86th International Atlantic Economic Conference

October 11 - 14, 2018 | New York, USA

Regularizing the factor zoo using OWL

Friday, 12 October 2018: 10:00 AM
Chuanping Sun, Ph.D. candidate , school of economics and finance, Queen Mary University of London, London, United Kingdom
In the past few decades, hundreds of anomaly variables have been proposed, claiming explanatory power for the cross-sectional average returns in stock market. Cochrane (2011) dubbed this phenomenon as the “factor zoo”. He further argues that the characteristic-related factors to explain the average returns are in disarray. This paper introduces a newly developed machine learning tool, OWL (ordered and weighted L1 norm regularization) to “regularize” this chaotic “factor zoo.” I believe this is the first time it has been applied in finance.

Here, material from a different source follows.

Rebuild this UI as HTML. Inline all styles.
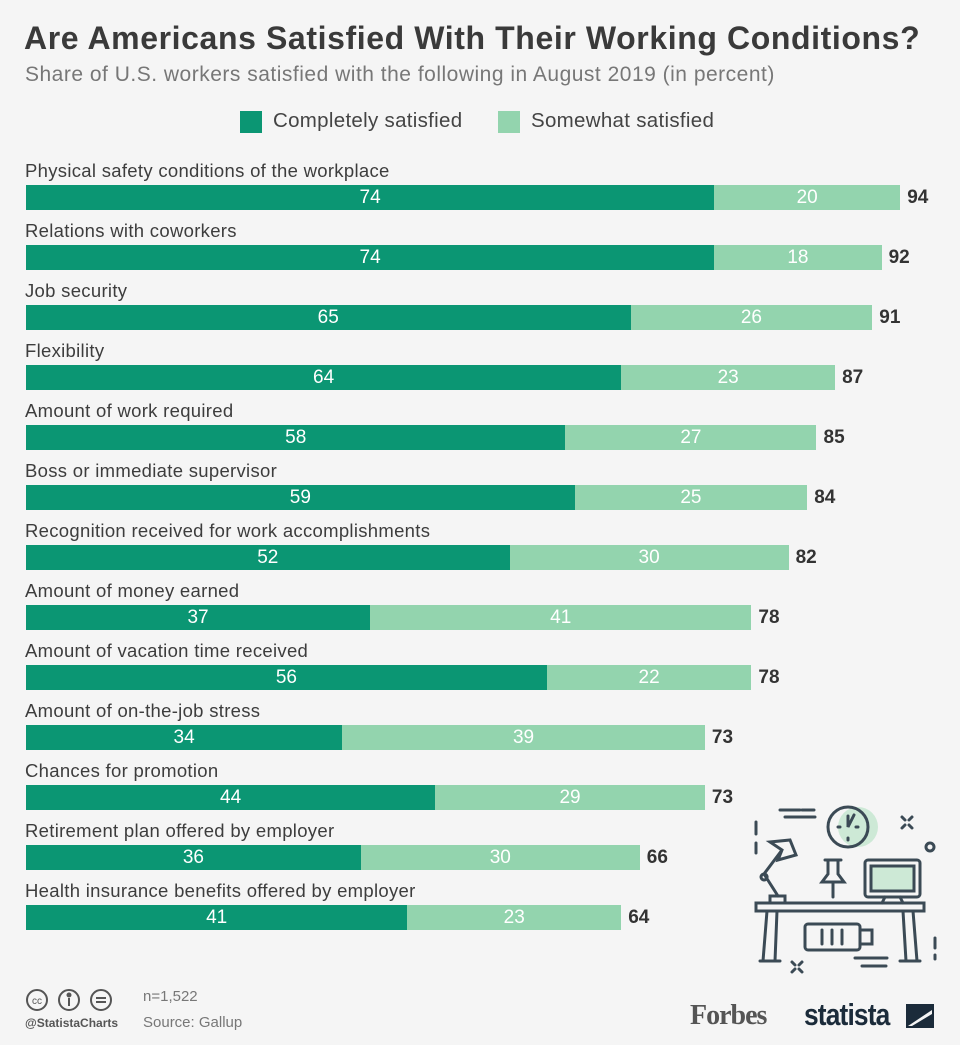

OWL differs from other machine learning tools in the way that it specifically allows for high correlations among anomaly variables- an important fact that is often neglected, which can cause severe complications in standard analytical tools like ordinary least squares (OLS) regression. I derive an appealing statistical property of OWL, that it can group together highly correlated factors by assigning them with the same coefficients. Monte Carlo simulation shows that OWL outperforms some alternative machine learning tools like LASSO and adaptive LASSO in a highly correlated setting. I also propose a select-and-test procedure to choose useful factors from the “factor zoo.” In the first step I use the OWL to obtain a sparse model. In the second step I employ a bootstrap testing procedure, in which I bootstrap the null hypothesis directly to validate each factor selected by OWL.

Empirically, I construct 81 anomaly variables through the Center for Research in Security Prices (CRSP) and COMPUSTAT databases from over 2 million firm level observations, which cover 4506 stocks and range from January 1980 to December 2017. I use the value-weighted method, excluding micro stocks to compute the spread portfolios. I then construct 5 by 5 bi-variable sorted testing portfolios following that of Fama and French (1993, 2015). Specifically, I use “size” together with each of the remaining 80 anomaly variables to construct 25 portfolios and pool them together as testing portfolios. OWL estimation and bootstrap testing suggest that some liquidity factors play an important role in explaining the cross-sectional average returns in the stock market, and some profitability / investment factors are also significant in explaining average returns.

Further robustness checks show that OWL implied models outperform some prominent benchmarks like the Fama-French 5-factor , Carhart 4-factor and Q-theory models, on a broad range of criterion using the Sharpe Ratio, Hansen-Jagannathan Distance, Cross-sectional R squared, and GRS (Gibbons-Ross-Shanken) statistics.